- TASK DESCRIPTION: Leave out the pictures, and retype only the lines from the beginning of the material through the line that contains "const conditions = ['Normal', 'Tumor']", including both.

─── SUPPLIED DATA

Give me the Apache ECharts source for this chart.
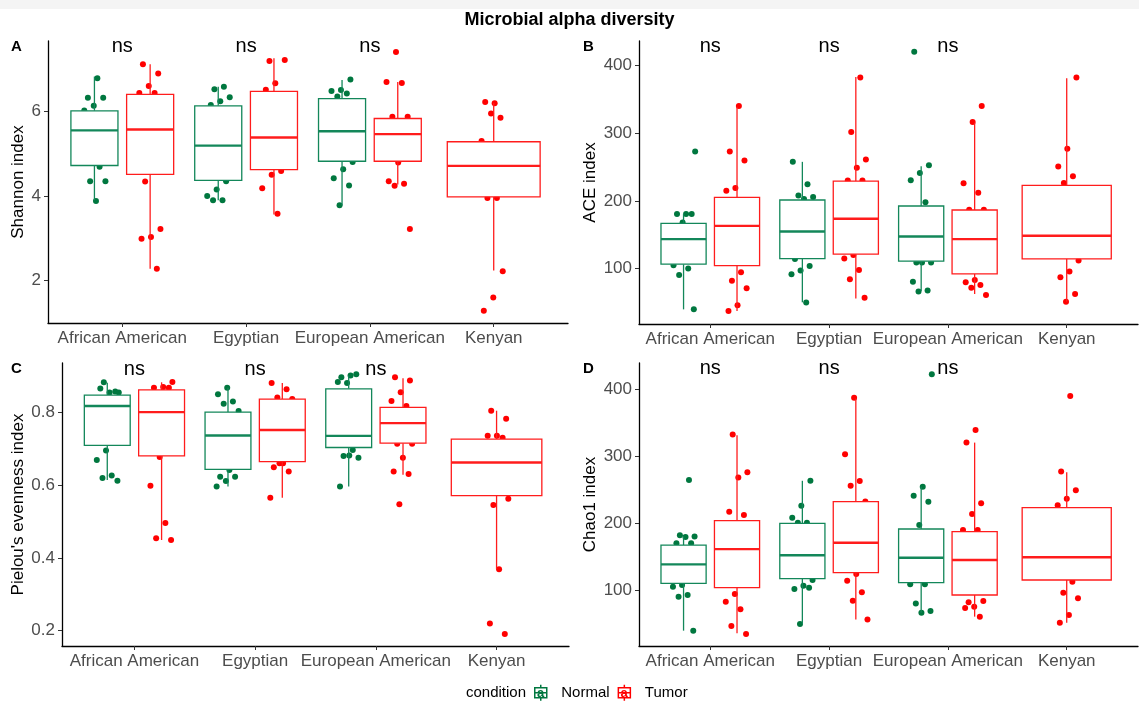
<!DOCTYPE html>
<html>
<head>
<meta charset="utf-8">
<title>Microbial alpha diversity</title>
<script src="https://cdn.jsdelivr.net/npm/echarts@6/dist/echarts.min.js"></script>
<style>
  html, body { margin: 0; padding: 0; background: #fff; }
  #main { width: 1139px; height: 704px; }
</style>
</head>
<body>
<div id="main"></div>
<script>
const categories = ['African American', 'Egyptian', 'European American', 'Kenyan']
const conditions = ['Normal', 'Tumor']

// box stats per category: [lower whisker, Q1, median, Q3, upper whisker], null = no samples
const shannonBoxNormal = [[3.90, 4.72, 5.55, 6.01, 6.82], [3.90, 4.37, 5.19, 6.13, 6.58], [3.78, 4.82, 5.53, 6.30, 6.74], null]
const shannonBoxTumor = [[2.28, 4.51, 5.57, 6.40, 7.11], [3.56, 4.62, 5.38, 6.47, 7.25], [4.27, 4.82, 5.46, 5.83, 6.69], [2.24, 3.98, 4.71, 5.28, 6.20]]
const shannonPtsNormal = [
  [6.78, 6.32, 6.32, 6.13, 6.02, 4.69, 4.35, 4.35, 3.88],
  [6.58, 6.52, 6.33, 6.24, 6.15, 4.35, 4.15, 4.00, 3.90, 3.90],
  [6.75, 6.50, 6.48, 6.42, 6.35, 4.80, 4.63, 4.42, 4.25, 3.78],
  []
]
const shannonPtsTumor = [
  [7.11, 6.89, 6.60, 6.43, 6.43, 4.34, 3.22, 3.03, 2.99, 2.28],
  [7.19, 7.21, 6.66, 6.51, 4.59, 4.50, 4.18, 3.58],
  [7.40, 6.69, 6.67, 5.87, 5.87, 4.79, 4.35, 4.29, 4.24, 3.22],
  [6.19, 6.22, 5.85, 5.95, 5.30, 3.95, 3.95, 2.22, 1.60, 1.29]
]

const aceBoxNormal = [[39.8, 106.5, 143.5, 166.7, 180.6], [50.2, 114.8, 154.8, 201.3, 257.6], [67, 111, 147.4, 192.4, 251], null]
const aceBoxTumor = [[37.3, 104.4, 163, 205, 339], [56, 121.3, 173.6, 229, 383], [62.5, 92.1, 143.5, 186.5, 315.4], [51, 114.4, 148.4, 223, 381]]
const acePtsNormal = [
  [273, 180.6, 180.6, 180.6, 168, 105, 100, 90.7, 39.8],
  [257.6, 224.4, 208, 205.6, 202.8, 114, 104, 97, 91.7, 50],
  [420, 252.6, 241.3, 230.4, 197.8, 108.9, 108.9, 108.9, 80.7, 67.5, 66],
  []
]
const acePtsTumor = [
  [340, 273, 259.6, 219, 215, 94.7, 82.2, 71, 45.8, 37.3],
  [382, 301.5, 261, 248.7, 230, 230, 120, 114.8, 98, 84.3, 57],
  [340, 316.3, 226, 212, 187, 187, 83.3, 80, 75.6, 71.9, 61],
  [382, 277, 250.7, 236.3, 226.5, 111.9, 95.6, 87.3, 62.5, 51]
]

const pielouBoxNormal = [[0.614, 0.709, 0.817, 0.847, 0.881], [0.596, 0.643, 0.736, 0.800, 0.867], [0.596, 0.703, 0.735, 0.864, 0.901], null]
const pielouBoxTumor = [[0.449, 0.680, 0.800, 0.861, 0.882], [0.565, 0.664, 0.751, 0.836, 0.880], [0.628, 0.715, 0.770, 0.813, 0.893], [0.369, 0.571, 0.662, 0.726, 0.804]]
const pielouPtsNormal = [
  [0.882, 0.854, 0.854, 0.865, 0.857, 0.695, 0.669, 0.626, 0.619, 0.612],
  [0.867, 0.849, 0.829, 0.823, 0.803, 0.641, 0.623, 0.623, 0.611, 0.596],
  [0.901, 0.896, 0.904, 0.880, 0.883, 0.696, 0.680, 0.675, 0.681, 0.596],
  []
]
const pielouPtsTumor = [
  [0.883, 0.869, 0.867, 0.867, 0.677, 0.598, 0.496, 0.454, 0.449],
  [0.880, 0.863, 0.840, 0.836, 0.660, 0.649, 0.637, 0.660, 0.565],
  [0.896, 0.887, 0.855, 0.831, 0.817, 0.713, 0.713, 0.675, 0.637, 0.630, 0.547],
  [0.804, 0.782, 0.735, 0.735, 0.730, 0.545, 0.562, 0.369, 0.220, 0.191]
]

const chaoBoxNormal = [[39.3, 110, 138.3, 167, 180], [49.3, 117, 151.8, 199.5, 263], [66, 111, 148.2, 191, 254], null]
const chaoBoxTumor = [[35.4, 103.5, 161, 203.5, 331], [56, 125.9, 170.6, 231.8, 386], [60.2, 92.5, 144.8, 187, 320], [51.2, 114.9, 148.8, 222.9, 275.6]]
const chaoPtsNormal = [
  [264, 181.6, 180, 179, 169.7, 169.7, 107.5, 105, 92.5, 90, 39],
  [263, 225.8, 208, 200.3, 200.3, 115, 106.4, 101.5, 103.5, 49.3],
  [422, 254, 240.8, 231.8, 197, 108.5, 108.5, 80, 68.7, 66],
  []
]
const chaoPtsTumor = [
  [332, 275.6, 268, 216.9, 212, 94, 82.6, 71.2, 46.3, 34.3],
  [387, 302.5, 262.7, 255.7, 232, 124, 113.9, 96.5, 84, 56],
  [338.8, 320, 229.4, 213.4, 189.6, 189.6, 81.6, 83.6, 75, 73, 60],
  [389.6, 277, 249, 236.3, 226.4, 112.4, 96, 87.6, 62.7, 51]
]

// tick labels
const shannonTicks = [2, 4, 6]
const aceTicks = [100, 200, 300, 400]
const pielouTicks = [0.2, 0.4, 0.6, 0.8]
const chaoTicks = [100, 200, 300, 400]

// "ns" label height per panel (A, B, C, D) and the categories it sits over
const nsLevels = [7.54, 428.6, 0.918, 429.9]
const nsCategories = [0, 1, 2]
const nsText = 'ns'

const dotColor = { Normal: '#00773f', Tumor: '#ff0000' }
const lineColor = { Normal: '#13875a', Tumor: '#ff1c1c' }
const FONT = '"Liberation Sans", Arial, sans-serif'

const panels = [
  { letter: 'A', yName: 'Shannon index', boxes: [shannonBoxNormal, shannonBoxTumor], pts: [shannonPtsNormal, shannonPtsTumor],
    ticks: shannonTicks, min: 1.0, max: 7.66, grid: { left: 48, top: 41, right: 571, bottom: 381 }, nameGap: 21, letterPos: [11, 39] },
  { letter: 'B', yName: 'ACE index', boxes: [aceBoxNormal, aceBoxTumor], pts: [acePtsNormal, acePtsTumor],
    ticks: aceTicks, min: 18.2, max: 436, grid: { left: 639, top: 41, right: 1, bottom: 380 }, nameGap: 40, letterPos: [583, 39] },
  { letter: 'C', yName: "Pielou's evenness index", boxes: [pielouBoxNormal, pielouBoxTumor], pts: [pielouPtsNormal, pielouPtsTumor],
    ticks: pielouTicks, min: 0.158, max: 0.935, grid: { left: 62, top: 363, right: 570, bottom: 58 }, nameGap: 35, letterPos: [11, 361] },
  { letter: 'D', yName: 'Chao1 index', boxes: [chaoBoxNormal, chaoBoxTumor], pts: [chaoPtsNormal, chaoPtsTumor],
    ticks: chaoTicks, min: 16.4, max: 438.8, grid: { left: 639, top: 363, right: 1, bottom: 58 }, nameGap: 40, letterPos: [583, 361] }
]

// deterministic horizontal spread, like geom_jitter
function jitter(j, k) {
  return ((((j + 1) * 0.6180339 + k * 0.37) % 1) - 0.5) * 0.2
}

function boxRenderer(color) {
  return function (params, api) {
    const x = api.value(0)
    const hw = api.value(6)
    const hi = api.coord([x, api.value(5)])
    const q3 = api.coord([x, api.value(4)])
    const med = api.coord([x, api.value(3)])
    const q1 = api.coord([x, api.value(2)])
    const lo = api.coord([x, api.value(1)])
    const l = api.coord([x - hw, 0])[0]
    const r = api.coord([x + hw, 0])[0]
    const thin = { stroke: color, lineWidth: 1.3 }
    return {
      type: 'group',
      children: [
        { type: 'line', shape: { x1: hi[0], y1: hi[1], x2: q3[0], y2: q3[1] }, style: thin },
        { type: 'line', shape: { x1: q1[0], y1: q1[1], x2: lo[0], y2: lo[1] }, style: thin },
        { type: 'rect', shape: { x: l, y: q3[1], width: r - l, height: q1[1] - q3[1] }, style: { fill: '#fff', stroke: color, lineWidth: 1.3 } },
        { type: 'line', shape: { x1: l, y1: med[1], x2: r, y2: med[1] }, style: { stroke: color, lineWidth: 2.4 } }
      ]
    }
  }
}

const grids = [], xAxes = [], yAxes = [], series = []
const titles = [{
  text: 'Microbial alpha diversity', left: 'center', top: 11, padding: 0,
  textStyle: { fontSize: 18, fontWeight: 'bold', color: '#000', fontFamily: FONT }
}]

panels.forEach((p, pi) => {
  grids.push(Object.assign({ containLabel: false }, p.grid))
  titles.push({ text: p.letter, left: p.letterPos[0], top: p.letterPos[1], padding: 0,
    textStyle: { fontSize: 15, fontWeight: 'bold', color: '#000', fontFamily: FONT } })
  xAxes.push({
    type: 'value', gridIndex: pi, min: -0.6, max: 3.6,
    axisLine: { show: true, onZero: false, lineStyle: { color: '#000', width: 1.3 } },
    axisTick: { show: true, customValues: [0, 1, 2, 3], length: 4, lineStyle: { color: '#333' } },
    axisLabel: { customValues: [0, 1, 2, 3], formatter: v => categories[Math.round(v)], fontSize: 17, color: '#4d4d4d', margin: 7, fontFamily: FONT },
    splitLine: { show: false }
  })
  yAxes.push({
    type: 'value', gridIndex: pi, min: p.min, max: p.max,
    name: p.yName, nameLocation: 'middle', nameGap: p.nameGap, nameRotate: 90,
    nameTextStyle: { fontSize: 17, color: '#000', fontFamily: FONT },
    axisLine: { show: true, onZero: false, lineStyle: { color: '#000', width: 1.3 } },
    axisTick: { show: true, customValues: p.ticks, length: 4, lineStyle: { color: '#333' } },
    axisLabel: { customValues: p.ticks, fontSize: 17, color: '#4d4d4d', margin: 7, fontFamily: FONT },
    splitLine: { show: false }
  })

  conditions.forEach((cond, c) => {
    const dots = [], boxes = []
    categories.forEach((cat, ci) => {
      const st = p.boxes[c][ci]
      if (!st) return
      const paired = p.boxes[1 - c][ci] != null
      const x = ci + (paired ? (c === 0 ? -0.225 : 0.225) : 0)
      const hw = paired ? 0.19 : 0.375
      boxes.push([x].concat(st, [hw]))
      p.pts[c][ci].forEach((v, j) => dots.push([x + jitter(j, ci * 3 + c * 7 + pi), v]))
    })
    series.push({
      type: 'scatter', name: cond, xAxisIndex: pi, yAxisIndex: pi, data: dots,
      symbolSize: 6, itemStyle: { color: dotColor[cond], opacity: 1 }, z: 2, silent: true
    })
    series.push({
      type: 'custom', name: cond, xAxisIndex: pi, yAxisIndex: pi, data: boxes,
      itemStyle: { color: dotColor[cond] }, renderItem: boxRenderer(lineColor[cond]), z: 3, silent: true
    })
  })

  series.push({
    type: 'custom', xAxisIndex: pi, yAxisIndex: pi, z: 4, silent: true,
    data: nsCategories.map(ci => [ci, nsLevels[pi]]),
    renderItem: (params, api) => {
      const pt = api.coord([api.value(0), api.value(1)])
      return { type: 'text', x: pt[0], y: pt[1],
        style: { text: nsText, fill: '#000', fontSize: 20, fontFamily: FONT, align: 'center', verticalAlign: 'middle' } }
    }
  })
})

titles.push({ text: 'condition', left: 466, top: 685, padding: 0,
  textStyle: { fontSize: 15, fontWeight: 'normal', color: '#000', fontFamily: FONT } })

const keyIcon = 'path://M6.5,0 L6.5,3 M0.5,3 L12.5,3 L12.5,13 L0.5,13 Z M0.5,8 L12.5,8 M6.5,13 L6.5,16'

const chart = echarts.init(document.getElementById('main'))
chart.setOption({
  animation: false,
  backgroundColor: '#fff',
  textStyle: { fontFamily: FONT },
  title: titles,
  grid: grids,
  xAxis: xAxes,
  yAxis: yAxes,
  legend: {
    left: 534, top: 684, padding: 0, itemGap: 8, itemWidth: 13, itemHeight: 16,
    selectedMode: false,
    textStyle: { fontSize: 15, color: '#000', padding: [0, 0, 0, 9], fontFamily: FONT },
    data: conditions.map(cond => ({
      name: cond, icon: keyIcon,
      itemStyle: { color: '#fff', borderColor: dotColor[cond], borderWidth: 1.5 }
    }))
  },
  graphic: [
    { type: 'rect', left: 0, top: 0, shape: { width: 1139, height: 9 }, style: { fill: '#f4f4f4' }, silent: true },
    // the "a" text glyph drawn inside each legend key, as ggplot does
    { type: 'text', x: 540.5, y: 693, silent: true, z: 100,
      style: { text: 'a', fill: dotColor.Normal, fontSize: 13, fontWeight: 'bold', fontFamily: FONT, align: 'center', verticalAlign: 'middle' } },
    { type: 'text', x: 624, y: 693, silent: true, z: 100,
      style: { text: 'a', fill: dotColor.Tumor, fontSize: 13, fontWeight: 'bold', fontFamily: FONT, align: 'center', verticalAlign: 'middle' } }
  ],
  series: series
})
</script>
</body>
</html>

──────

- FINAL RESULT:
Give me the Apache ECharts source for this chart.
<!DOCTYPE html>
<html>
<head>
<meta charset="utf-8">
<title>Microbial alpha diversity</title>
<script src="https://cdn.jsdelivr.net/npm/echarts@6/dist/echarts.min.js"></script>
<style>
  html, body { margin: 0; padding: 0; background: #fff; }
  #main { width: 1139px; height: 704px; }
</style>
</head>
<body>
<div id="main"></div>
<script>
const categories = ['African American', 'Egyptian', 'European American', 'Kenyan']
const conditions = ['Normal', 'Tumor']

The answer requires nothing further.